La reunión del G-20 en Corea concluyó en un estrepitoso fracaso. El superficial comunicado está plagado de errores y promesas falsas. Es mal presagio de lo que vendrá.
Para empezar, no se alcanzó ningún acuerdo sobre los problemas más importantes que aquejan a la economía mundial, ni siquiera en lo que se refiere a la llamada guerra de divisas. En su comunicado final los líderes del G-20 acordaron fortalecer la flexibilidad en los tipos de cambio para que reflejen de manera más precisa los rasgos fundamentales de las economías, y dejaron claro que buscarán que las fuerzas del mercado determinen las paridades.
Hay dos problemas con estas ideas. Primero, los flujos de capital y las políticas de esterilización hacen que la idea de un mercado en el que se fija de manera más certera la paridad cambiaria sea una quimera. No existe tal mercado en el que se llega a determinar algo así como un tipo de cambio de equilibrio. Lo que sí existe es un espacio económico apto para dar rienda suelta a la especulación.
Segundo, la flexibilidad cambiaria no sirve como indicador sobre el estado de salud de una economía. Muestra de eso es precisamente la economía mexicana, en la que los flujos de capital han permitido mantener un peso “fuerte” en el contexto de una economía enferma. La razón es que con una liberalización financiera absoluta, los flujos de capital responden más a los diferenciales de rendimientos reales entre economías que a otra cosa.
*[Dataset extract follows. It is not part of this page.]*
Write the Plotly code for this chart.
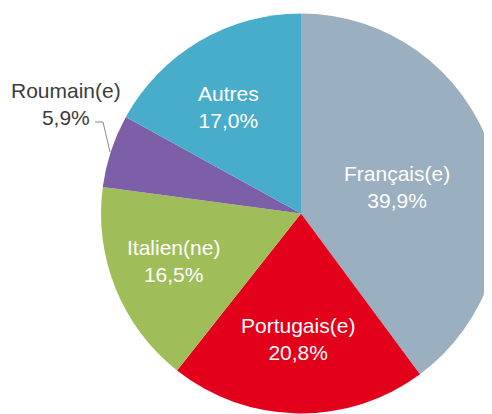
import plotly.graph_objects as go

categories = ["Français(e)", "Portugais(e)", "Italien(ne)", "Roumain(e)", "Autres"]
values = [39.9, 20.8, 16.5, 5.9, 17.0]
value_labels = ["39,9%", "20,8%", "16,5%", "5,9%", "17,0%"]
colors = ["#9aafc0", "#e2001a", "#9fbe5a", "#7c5fa6", "#48adca"]

# page offset (browser body margin) compensation
OFF = 8
W, H = 586, 414


def px(x):
    return (x - OFF) / W


def py(y):
    return 1 - (y - OFF) / H


fig = go.Figure(go.Pie(
    labels=categories,
    values=values,
    sort=False,
    direction="clockwise",
    rotation=0,
    marker=dict(colors=colors, line=dict(width=0)),
    textinfo="none",
    hoverinfo="label+percent",
    domain=dict(x=[0, 1], y=[py(413.5), py(13.5)]),
))

FONT = "Liberation Sans, Arial, Helvetica, sans-serif"
inside = {
    "Français(e)": (397, 187),
    "Portugais(e)": (298, 339),
    "Italien(ne)": (173, 261),
    "Autres": (228, 107),
}
annotations = []
for cat, lab in zip(categories, value_labels):
    if cat in inside:
        x, y = inside[cat]
        color = "white"
    else:
        x, y = 66, 104
        color = "#3c3c3c"
    annotations.append(dict(
        x=px(x), y=py(y), xref="paper", yref="paper",
        xanchor="center", yanchor="middle",
        text=f"{cat}<br>{lab}", showarrow=False,
        font=dict(family=FONT, size=21, color=color),
        align="center",
    ))

shapes = [dict(
    type="path", xref="paper", yref="paper",
    path=f"M {px(95)} {py(122)} L {px(103)} {py(122)} L {px(110)} {py(152)}",
    line=dict(color="#8a8a8a", width=1),
)]

fig.update_layout(
    width=W, height=H,
    margin=dict(l=0, r=0, t=0, b=0),
    paper_bgcolor="white",
    showlegend=False,
    annotations=annotations,
    shapes=shapes,
)

fig.write_html("out.html")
Su preferencia por la nuestra no es más que un reflejo de los bajísimos (o nulos) rendimientos reales en otros países.
La verdad es que aquellas líneas fueron insertadas en el comunicado final a insistencia de Estados Unidos y estaban dirigidas a China, país que regularmente interviene para mantener su moneda subvaluada. Pero Pekín insiste en que su política cambiaria se orienta en el sentido indicado por el comunicado final.
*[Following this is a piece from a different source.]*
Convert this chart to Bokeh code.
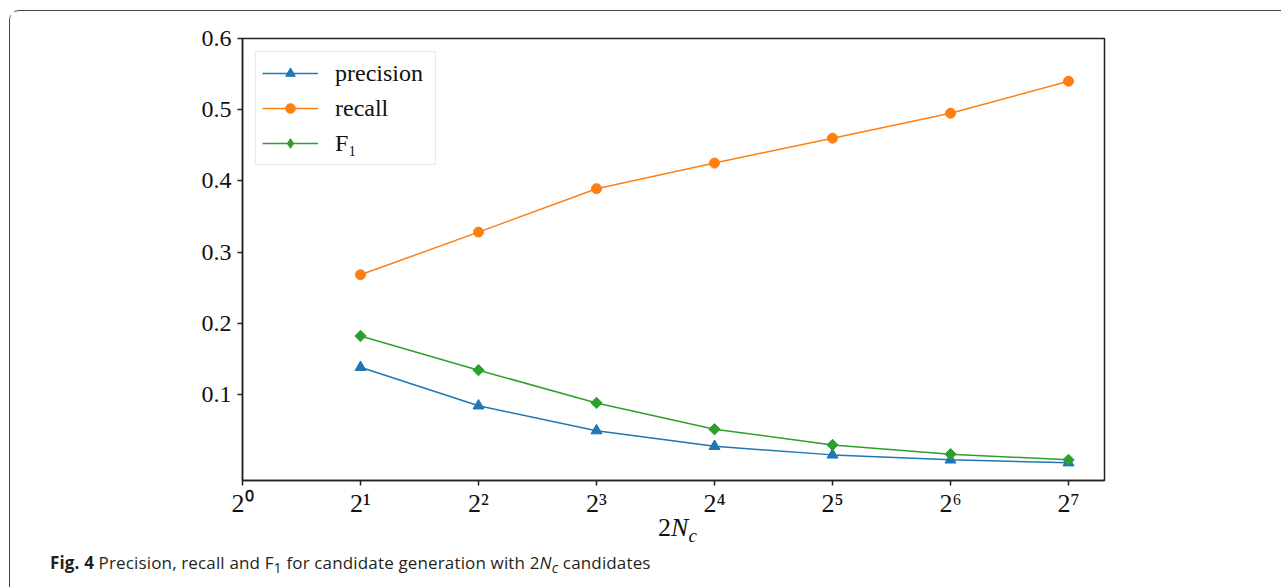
import math
from bokeh.plotting import figure
from bokeh.models import Range1d, FixedTicker, Div, Legend, LegendItem
from bokeh.layouts import column
from bokeh.embed import file_html
from bokeh.resources import INLINE

# ---------------- data ----------------
exponents = [1, 2, 3, 4, 5, 6, 7]
candidates = [2 ** e for e in exponents]          # 2N_c
precision = [0.138, 0.084, 0.049, 0.027, 0.015, 0.008, 0.004]
recall = [0.268, 0.328, 0.389, 0.425, 0.460, 0.495, 0.540]
f1 = [0.182, 0.134, 0.088, 0.051, 0.029, 0.016, 0.008]
series_names = ["precision", "recall", "F\u2081"]
series_colors = ["#1f77b4", "#ff7f0e", "#2ca02c"]

x_ticks = [1, 2, 4, 8, 16, 32, 64, 128]
x_tick_labels = ["2\u2070", "2\u00b9", "2\u00b2", "2\u00b3", "2\u2074", "2\u2075", "2\u2076", "2\u2077"]
y_ticks = [0.1, 0.2, 0.3, 0.4, 0.5, 0.6]
y_tick_labels = ["0.1", "0.2", "0.3", "0.4", "0.5", "0.6"]

# ---------------- figure ----------------
X_MAX = 2 ** 7.305
Y_MIN, Y_MAX = -0.021, 0.6
SERIF = "Liberation Serif"

p = figure(width=1265, height=512, x_axis_type="log",
           x_range=Range1d(1, X_MAX), y_range=Range1d(Y_MIN, Y_MAX),
           output_backend="svg", toolbar_location=None,
           min_border_left=232, min_border_right=171,
           min_border_top=27, min_border_bottom=43)
p.xgrid.visible = False
p.ygrid.visible = False
p.background_fill_color = "white"
p.border_fill_color = "white"
p.outline_line_color = "#222222"
p.outline_line_width = 1.5
p.outline_line_alpha = 1.0

for ax in (p.xaxis, p.yaxis):
    ax.axis_line_color = "#222222"
    ax.axis_line_width = 1.5
    ax.major_tick_line_color = "#222222"
    ax.major_tick_line_width = 1.5
    ax.major_tick_out = 5
    ax.major_tick_in = 0
    ax.minor_tick_line_color = None
    ax.major_label_text_font = SERIF
    ax.major_label_text_color = "#111111"

p.xaxis.ticker = FixedTicker(ticks=x_ticks)
p.xaxis.major_label_overrides = dict(zip(x_ticks, x_tick_labels))
p.xaxis.major_label_text_font_size = "26px"
p.xaxis.major_label_standoff = 3

p.yaxis.ticker = FixedTicker(ticks=y_ticks)
p.yaxis.major_label_overrides = dict(zip(y_ticks, y_tick_labels))
p.yaxis.major_label_text_font_size = "24px"
p.yaxis.major_label_standoff = 6

# series
series_values = [precision, recall, f1]
markers = [("triangle", 11, 0.0), ("circle", 10, 0.0), ("square", 8, math.pi / 4)]
legend_markers = ["triangle", "circle", "diamond"]
items = []
for name, vals, color, (mk, sz, ang), lmk in zip(series_names, series_values, series_colors,
                                                  markers, legend_markers):
    lr = p.line(candidates, vals, line_color=color, line_width=1.5)
    swatch = None
    if lmk != mk:
        # diamond swatch for the legend; hidden under the rotated squares on the plot
        swatch = p.scatter(candidates, vals, marker=lmk, size=9,
                           fill_color=color, line_color=color)
    sr = p.scatter(candidates, vals, marker=mk, size=sz, angle=ang,
                   fill_color=color, line_color=color)
    items.append(LegendItem(label=name, renderers=[lr, swatch if swatch is not None else sr]))

lg = Legend(items=items, location="top_left")
lg.margin = 13
lg.padding = 6
lg.spacing = 5
lg.glyph_width = 56
lg.glyph_height = 24
lg.label_height = 30
lg.label_width = 94
lg.label_standoff = 17
lg.label_text_font = SERIF
lg.label_text_font_size = "24px"
lg.label_text_color = "#111111"
lg.label_text_baseline = "middle"
lg.border_line_color = "#d5d5d5"
lg.border_line_width = 1
lg.background_fill_alpha = 0.85
p.add_layout(lg, "center")

# x-axis label 2N_c
axis_label = Div(
    text=("<div style=\"position:relative;top:-15px;width:1325px;text-align:center;"
          "font-family:'Liberation Serif';font-size:26px;line-height:30px;color:#111111;"
          "white-space:nowrap;\">2<i>N</i><sub style=\"font-size:19px;\"><i>c</i></sub></div>"),
    width=1265, height=25)

caption = Div(
    text=("<div style=\"position:relative;top:-11px;font-family:'Open Sans';font-size:17px;"
          "letter-spacing:0.15px;line-height:22px;color:#231f20;padding-left:35px;"
          "white-space:nowrap;\">"
          "<b>Fig. 4</b> Precision, recall and F<sub>1</sub> for candidate generation "
          "with 2<i>N<sub>c</sub></i> candidates</div>"),
    width=1265, height=38)

layout = column(p, axis_label, caption, width=1272, height=577, margin=(10, 0, 0, 9),
                styles={"border-left": "1.5px solid #444444",
                        "border-top": "1.5px solid #444444",
                        "border-top-left-radius": "10px",
                        "background-color": "white"})

open("out.html", "w").write(file_html(layout, INLINE))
Por otro lado, los líderes del G-20 condenaron solemnemente llevar a cabo devaluaciones competitivas de sus divisas. Este pasaje se incluyó para recordarle a Estados Unidos que muchos países no ven con buenos ojos su política monetaria hiperflexible y, en especial, la inyección de liquidez recientemente anunciada por la Reserva federal. Se dice que la delegación estadunidense quiso cambiar la palabra “devaluación” por “subvaluación”. Eso era algo más que un refinamiento semántico, pues lo que buscaba era revirarle la carga del mensaje a Pekín.
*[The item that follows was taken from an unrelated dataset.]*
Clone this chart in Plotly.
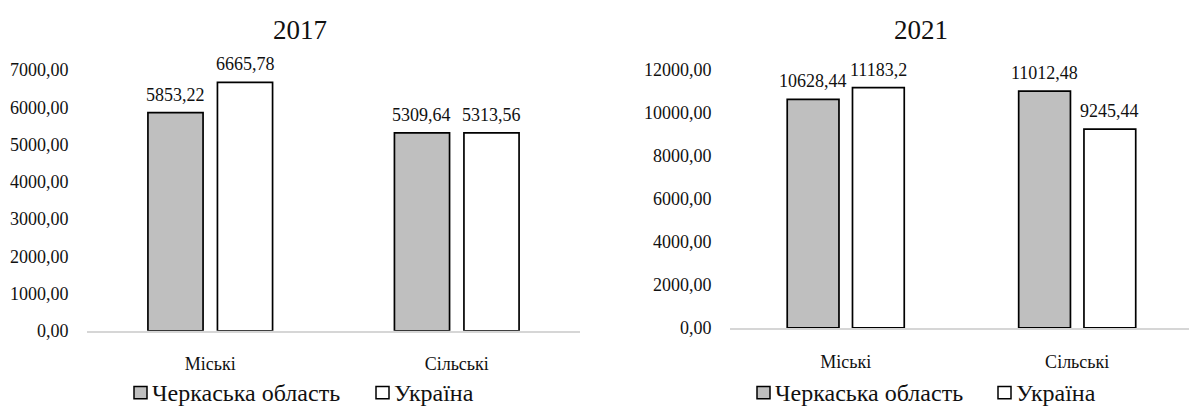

La realidad es que casi la única medida constructiva para contrarrestar la recesión es precisamente la flexibilización cuantitativa de la Fed. Quizás no es lo mejor en el contexto actual en Estados Unidos, pero como dicen muchos experimentados analistas (incluyendo a Nouriel Roubini y Chris Whalen) en vista de que no habrá otro estímulo fiscal, es ya casi lo único que se puede intentar.
Claro, la flexibilización cuantitativa hace que se reduzca el valor del dólar y se aprecien el euro y el yuan. Y en el G-20 se dejó notar el malestar. Sin embargo, las cosas empeorarían si la economía estadunidense se contrajera todavía más, porque las exportaciones del resto del mundo sufrirían. Ni hablar, no se puede dejar contento a todo mundo al mismo tiempo.
Antes de la reunión el presidente del Banco Mundial, Robert Zoellick, publicó un artículo en primera plana del Financial Times haciendo un llamado para introducir un nuevo sistema monetario mundial basado en un patrón oro modificado y un papel menos importante para el dólar. En este artículo reconoce que el sistema monetario que emergió de la conferencia de Bretton Woods dejó de ser viable. El nuevo sistema monetario estaría basado en relaciones de cooperación y debería incorporar al euro, el yen, la libra esterlina y el yuan, junto con el dólar, como las monedas de reserva internacional. Las reglas del nuevo orden seguirían estando basadas en la liberalización financiera y el oro sería la referencia para las expectativas sobre inflación y deflación, así como para la paridad real de esas monedas.
Zoellick argumenta que su propuesta está basada en el reconocimiento del papel de las potencias emergentes y de los rivales del dólar en la economía mundial. Pero no dice nada sobre las verdaderas causas de la decadencia del dólar como la principal o dominante moneda de reserva internacional. En especial, no toma en cuenta el hecho fundamental de que la utilización de estas unidades como referentes de las transacciones y pagos internacionales es una forma de perpetuar la contradicción que conlleva usar monedas nacionales como reserva internacional. Es lo que el G-20 no puede reconocer.
La verdad es que asistimos a la desintegración de un sistema monetario mundial. La experiencia histórica nos dice que las transiciones a nuevos sistemas monetarios internacionales han estado asociados con guerras de grandes dimensiones. El fracaso del G-20 está en su incapacidad para reconocer la necesidad de transitar de manera pacífica a un nuevo esquema de relaciones monetarias internacionales.